Mmutla Mashishi

Working with recycled plastic, studying its challenges, behavior, and strength

Mmutla Mashishi was born on August 5th, 1976, in a small village called Driefontein, Limpopo. I was raised by my grandparents as their first grandchild while my mother worked on farms. As a self-taught artist, I enjoyed drawing like any other teenager. My friends and I would plead with our parents to buy extra books so that we could use them for drawing. The funny part was that we got caught and punished for not focusing on school work. Despite many setbacks, I never gave up drawing, and after school, I added sculpture to my repertoire.

In high school, my teachers started noticing my talent and encouraged me to pursue art by organizing competitions. At home, my grandparents bought me art materials, and my mother would bring me leftovers from work since her employer’s son was also interested in art at school.

I had always wanted to study art, but after matriculating, I failed to pass and felt demoralized while searching for a job. I ended up working as a security officer in 2000 and 2001. A friend then invited me to visit him where he worked, and that’s when I met Anton Smit. He asked me to bring my works, and after seeing them, he asked if I would like to work with him. I responded positively, and he prepared a studio for me next to his, where I worked until 2005.

In 2006, I started working from home, but due to poor business management, I failed. I began searching for a job again and visited a foundry in Samcar Pretoria, where I met Angus Taylor. He also took me into his studio and worked with me until 2007.

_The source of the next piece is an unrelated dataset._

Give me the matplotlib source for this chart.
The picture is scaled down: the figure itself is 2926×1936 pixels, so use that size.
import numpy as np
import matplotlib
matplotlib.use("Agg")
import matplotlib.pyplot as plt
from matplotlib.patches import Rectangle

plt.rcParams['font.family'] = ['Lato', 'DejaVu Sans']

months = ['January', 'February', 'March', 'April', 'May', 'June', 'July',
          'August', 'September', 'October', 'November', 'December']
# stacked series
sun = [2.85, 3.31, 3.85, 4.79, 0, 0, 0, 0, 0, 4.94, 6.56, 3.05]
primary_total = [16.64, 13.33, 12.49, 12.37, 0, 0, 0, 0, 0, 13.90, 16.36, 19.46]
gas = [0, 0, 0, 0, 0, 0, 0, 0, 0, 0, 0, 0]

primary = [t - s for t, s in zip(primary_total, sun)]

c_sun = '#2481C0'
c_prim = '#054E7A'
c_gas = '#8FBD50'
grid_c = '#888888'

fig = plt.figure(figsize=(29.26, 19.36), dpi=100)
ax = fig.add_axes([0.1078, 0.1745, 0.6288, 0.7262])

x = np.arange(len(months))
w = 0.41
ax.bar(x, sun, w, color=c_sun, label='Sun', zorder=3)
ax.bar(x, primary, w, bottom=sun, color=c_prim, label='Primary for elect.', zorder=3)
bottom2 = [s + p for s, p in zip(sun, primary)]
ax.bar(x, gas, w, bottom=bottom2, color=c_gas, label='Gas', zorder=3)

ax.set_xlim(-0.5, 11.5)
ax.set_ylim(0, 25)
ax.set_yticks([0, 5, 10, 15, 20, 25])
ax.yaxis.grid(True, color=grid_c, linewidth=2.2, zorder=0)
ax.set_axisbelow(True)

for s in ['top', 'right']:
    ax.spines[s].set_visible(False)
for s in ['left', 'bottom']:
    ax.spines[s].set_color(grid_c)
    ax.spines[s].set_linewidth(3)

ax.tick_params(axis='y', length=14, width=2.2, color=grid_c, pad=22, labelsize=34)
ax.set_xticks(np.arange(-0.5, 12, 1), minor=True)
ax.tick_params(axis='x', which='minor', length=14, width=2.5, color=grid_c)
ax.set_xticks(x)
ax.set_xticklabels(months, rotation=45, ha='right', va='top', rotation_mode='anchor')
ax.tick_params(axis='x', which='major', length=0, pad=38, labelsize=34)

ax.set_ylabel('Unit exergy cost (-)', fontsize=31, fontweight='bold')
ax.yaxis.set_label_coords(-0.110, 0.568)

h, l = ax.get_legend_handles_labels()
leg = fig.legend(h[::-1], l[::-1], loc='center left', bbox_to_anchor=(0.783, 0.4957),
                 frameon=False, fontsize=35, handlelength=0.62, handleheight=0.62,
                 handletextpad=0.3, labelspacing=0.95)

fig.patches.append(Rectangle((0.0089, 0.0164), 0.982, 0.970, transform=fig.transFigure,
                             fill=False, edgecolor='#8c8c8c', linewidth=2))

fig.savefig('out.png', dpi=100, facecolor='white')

I started working from home and collaborating with different artists. In that same year, I began putting my idea of using plastic into action, which had been on my mind for a long time. I struggled with fear, wondering if people would like my plastic work since someone was already using plastic as a medium in painting. However, something kept telling me to pursue it. I began working with recycled plastic, studying its challenges, behavior, and strength, thanks to my experience at Anton Smit sculpture park. I refer to plastic as “plastic clay,” and it has become my preferred medium for sculpture.

In 2023 Mmutla Mashishi joined Living Artists Emporium.